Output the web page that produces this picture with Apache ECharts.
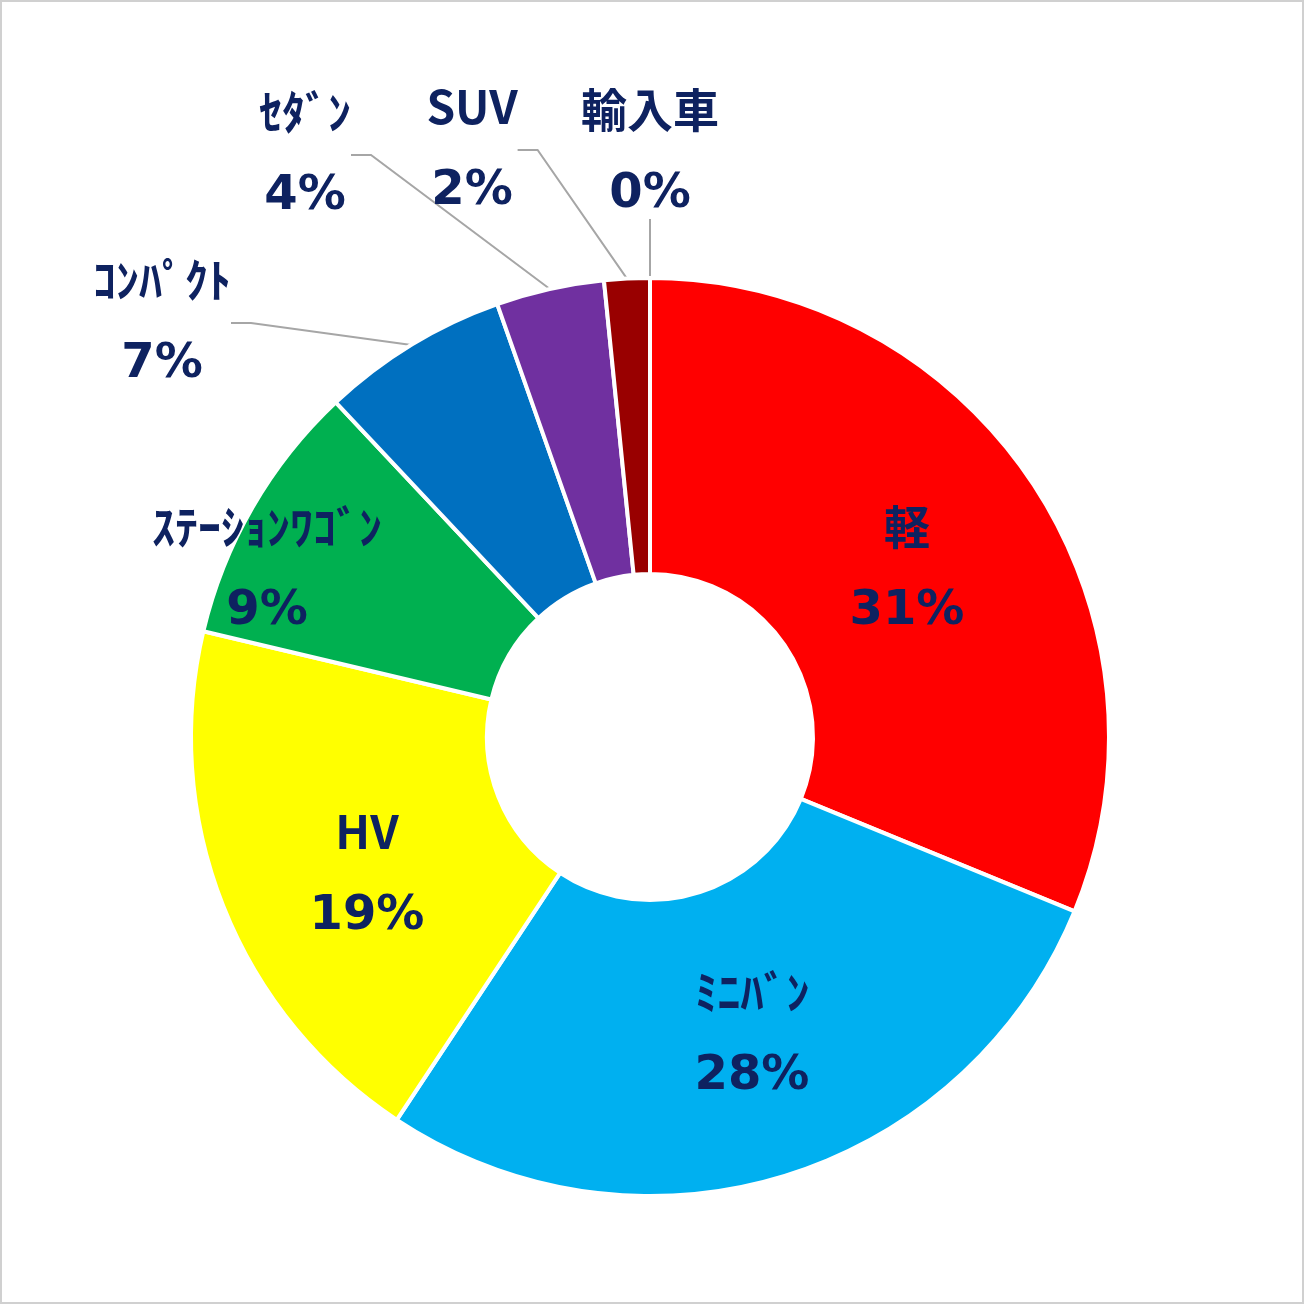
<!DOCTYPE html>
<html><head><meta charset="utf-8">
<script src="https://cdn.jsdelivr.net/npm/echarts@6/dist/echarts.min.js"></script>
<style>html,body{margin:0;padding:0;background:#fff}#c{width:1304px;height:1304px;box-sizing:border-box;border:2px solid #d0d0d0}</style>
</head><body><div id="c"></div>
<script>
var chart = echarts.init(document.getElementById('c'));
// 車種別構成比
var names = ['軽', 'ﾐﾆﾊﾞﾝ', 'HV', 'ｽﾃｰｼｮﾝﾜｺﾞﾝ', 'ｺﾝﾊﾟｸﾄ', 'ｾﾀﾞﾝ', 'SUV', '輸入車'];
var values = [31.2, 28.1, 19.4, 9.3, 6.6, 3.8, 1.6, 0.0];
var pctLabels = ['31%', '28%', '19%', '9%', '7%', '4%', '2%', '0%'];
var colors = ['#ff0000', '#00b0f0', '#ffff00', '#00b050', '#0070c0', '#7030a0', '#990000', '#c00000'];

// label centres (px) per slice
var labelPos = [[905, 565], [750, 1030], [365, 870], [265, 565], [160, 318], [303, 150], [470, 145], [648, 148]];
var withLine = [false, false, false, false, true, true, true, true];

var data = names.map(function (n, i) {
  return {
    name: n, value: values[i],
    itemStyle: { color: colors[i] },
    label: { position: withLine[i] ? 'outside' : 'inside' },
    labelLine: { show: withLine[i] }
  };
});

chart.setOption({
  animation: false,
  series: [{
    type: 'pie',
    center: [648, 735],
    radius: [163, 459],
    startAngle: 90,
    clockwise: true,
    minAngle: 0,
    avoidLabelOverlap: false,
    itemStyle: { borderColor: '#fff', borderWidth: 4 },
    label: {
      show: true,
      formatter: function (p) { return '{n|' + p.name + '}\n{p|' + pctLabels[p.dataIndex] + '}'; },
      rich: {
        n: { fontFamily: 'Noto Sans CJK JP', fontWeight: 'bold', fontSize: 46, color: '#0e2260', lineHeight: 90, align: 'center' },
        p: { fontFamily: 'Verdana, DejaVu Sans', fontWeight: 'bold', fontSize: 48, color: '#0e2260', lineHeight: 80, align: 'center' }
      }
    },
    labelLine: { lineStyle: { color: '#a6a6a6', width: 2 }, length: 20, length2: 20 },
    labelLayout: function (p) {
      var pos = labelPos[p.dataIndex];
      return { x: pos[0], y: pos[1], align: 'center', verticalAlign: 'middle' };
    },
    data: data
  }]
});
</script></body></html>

*Your goal:*
The pictures should not be reproduced; quote all of the other material exactly.

*Solution for this problem:*
Output the web page that produces this picture with Apache ECharts.
<!DOCTYPE html>
<html><head><meta charset="utf-8">
<script src="https://cdn.jsdelivr.net/npm/echarts@6/dist/echarts.min.js"></script>
<style>html,body{margin:0;padding:0;background:#fff}#c{width:1304px;height:1304px;box-sizing:border-box;border:2px solid #d0d0d0}</style>
</head><body><div id="c"></div>
<script>
var chart = echarts.init(document.getElementById('c'));
// 車種別構成比
var names = ['軽', 'ﾐﾆﾊﾞﾝ', 'HV', 'ｽﾃｰｼｮﾝﾜｺﾞﾝ', 'ｺﾝﾊﾟｸﾄ', 'ｾﾀﾞﾝ', 'SUV', '輸入車'];
var values = [31.2, 28.1, 19.4, 9.3, 6.6, 3.8, 1.6, 0.0];
var pctLabels = ['31%', '28%', '19%', '9%', '7%', '4%', '2%', '0%'];
var colors = ['#ff0000', '#00b0f0', '#ffff00', '#00b050', '#0070c0', '#7030a0', '#990000', '#c00000'];

// label centres (px) per slice
var labelPos = [[905, 565], [750, 1030], [365, 870], [265, 565], [160, 318], [303, 150], [470, 145], [648, 148]];
var withLine = [false, false, false, false, true, true, true, true];

var data = names.map(function (n, i) {
  return {
    name: n, value: values[i],
    itemStyle: { color: colors[i] },
    label: { position: withLine[i] ? 'outside' : 'inside' },
    labelLine: { show: withLine[i] }
  };
});

chart.setOption({
  animation: false,
  series: [{
    type: 'pie',
    center: [648, 735],
    radius: [163, 459],
    startAngle: 90,
    clockwise: true,
    minAngle: 0,
    avoidLabelOverlap: false,
    itemStyle: { borderColor: '#fff', borderWidth: 4 },
    label: {
      show: true,
      formatter: function (p) { return '{n|' + p.name + '}\n{p|' + pctLabels[p.dataIndex] + '}'; },
      rich: {
        n: { fontFamily: 'Noto Sans CJK JP', fontWeight: 'bold', fontSize: 46, color: '#0e2260', lineHeight: 90, align: 'center' },
        p: { fontFamily: 'Verdana, DejaVu Sans', fontWeight: 'bold', fontSize: 48, color: '#0e2260', lineHeight: 80, align: 'center' }
      }
    },
    labelLine: { lineStyle: { color: '#a6a6a6', width: 2 }, length: 20, length2: 20 },
    labelLayout: function (p) {
      var pos = labelPos[p.dataIndex];
      return { x: pos[0], y: pos[1], align: 'center', verticalAlign: 'middle' };
    },
    data: data
  }]
});
</script></body></html>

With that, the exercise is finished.